Posted by: jeanne | November 17, 2014

if you’re joining us in venice

first thing.  if you’re not a great walker, turn back now.

we have invited a bunch of people to visit us while we’re in venice.  some of them might even show up.  we have a lovely little apartment all rented, way off in farthest castello, and it can sleep 6, 7 in a pinch.  in residence there from january 15 to april 13 will be myself, jim, and connor.  allison will be there for the first month, until feb 16, and our friend marie is almost certainly coming for the main week of carnival, feb 10-18.  we’ve asked a bunch of other people to come, and as soon as someone confirms i’ll send out a threatening email to all the other invitees, hoping they’ll nail their dates down before it’s too late.

here’s the floor plan.  if you haven’t been invited, i’m not telling you where we’re staying, but if you have then you have the link to the property and can study it for yourself.

house

so depending on which of the two front-facing bedrooms we pick, you’ll have the other bedroom, which has the same kind of bed, called a queen.  is a queen in america the same size as a queen in italy?  there’s a cot for connor, and a sofabed for allison, or guests when la casa nostra is overflowing.
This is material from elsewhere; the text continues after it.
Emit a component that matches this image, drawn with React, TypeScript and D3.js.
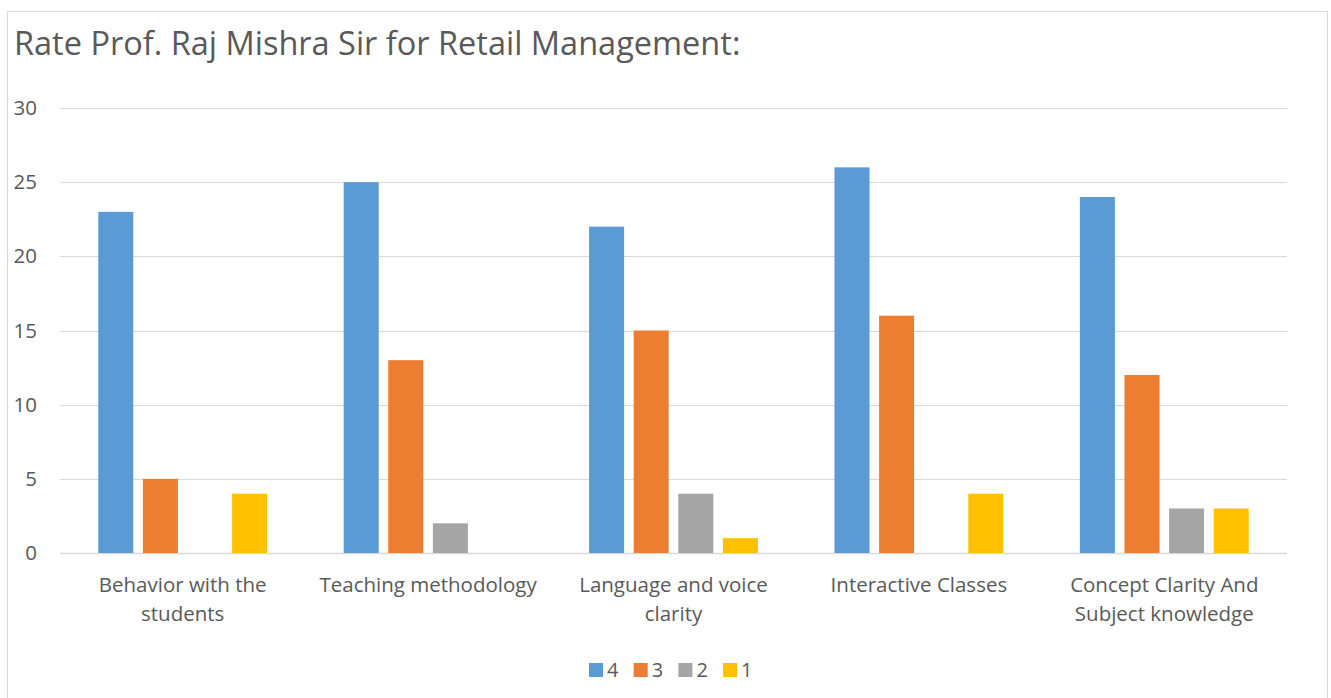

by the way, the part of castello we’re staying in was built recently, and is therefore higher than much of the rest of venice, and so doesn’t suffer from acqua alta, or so i am assured by the landlord.  we will probably see some acqua alta days, so please think strongly about bringing waterproof boots with you.  altho, if you don’t, you can buy them cheaply enough here, so it says in someone’s helpful blog.

there are several ways to get to our (!) house when you arrive.
If you arrive by car: about 1 km before arriving at Venice-Piazzale Roma, at the end of the bridge that connects Venice to the mainland Mestre, on the right you will see signs for parking Tronchetto (21,00 € per 24 hours). From there you can easily take the shuttle “People-Mover” and get off in Piazzale Roma. Here take the vaporetto (public watertaxi) line #4.1 or #6  and get off at “S. Elena”
If you arrive by plane: from the Marco Polo Airport take the public waterbus Alilaguna line blue (http://www.alilaguna.it/lineablu-eng.html) and get off at “Lido SME”. Here take the vaporetto (public watertaxi) line #1  and get off at “S. Elena”
If you arrive by train: out of the train station, take the public waterbus Line  #4.1 or #6  (platform on the right side) and get off at “S. Elena”.

we’ll give you more detailed information and our local phone number before you get here.  duh.

here’s how to get tickets for the vaporetto.  here’s how to get to the alilaguna boats.

it’s maritime, so it’s cold, dreary, and damp; bitter at times, with a nasty wind that comes in thru anything you like to wear.  this is both my own experience with maritime environments, and at least one blog post and tourist info site.  think atlanta winter, and add water and wind proofing elements.  bring wellies.  the temperature ranges about 10F in the winter, and about 15F in the summer.  that’s a far cry from atlanta’s weather, which is more like 20F every day, whether the low is 35F or 75F.  and tho we carry a high humitidy, we’re at a thousand feet above sea level, and the air feels different, just like it smells different.  bring warm scarves, hats and gloves.  i’ll be giving you a silk scarf and encouraging you to wrap it around your neck and tuck the ends underneath your tshirt.  it depends, tho.  because some of you will be joining us in january, and some in april.

for some visitors, it will be carnival, and you should seriously consider bringing or renting a costume.  at least buy a mask, and not one of those made in china ones: a real one made in venice; something you won’t want to throw away when you leave.  i’ve been working on our costumes for some time.  connor and jim will be dressing somewhat alike.  allison is refusing to consider a costume at this point.  i’m gong as kali.

2uombzp

what else do you need to know?  if our place doesn’t suit you, there’s a best western around the corner, and actually several other nearby condos and b&bs to rent by the night.  they might be more comfortable for you.  (btw when it says 3 beds, it means sleeps 3)

here’s a final approach video so you can see that the right side of the plane is the one you want unless you are more interested in mountains.

one of the first things we (not necessarily you) will be doing when we get there is to go to the mainland and do a big shop.  there’s a free shuttle bus, and a megamart, and i’ll probably buy a grocery cart while i’m there, so that i can get to the market and back in venice.  by the time you get there we’ll know where the grocery stores are, and the corner shops, and the newsagent, and not very many of the good places to eat at all – we’ll be relying on you to find them for us on your rambles.

here’s some information on museums and visits that require actual money.  i understand from my studies that they prefer cash in venice, so you’ll want to find an atm or bank nearby.  i’ll know where they are by the time you get here, but it’s never a good idea to change money at a boot or atm at  the airport or train station, both because of the rates and because of pickpockets.

there’s loads more, so perhaps i’ll edit the post rsn.  for now, i need to refer some invitees to it, so i’m going to post it.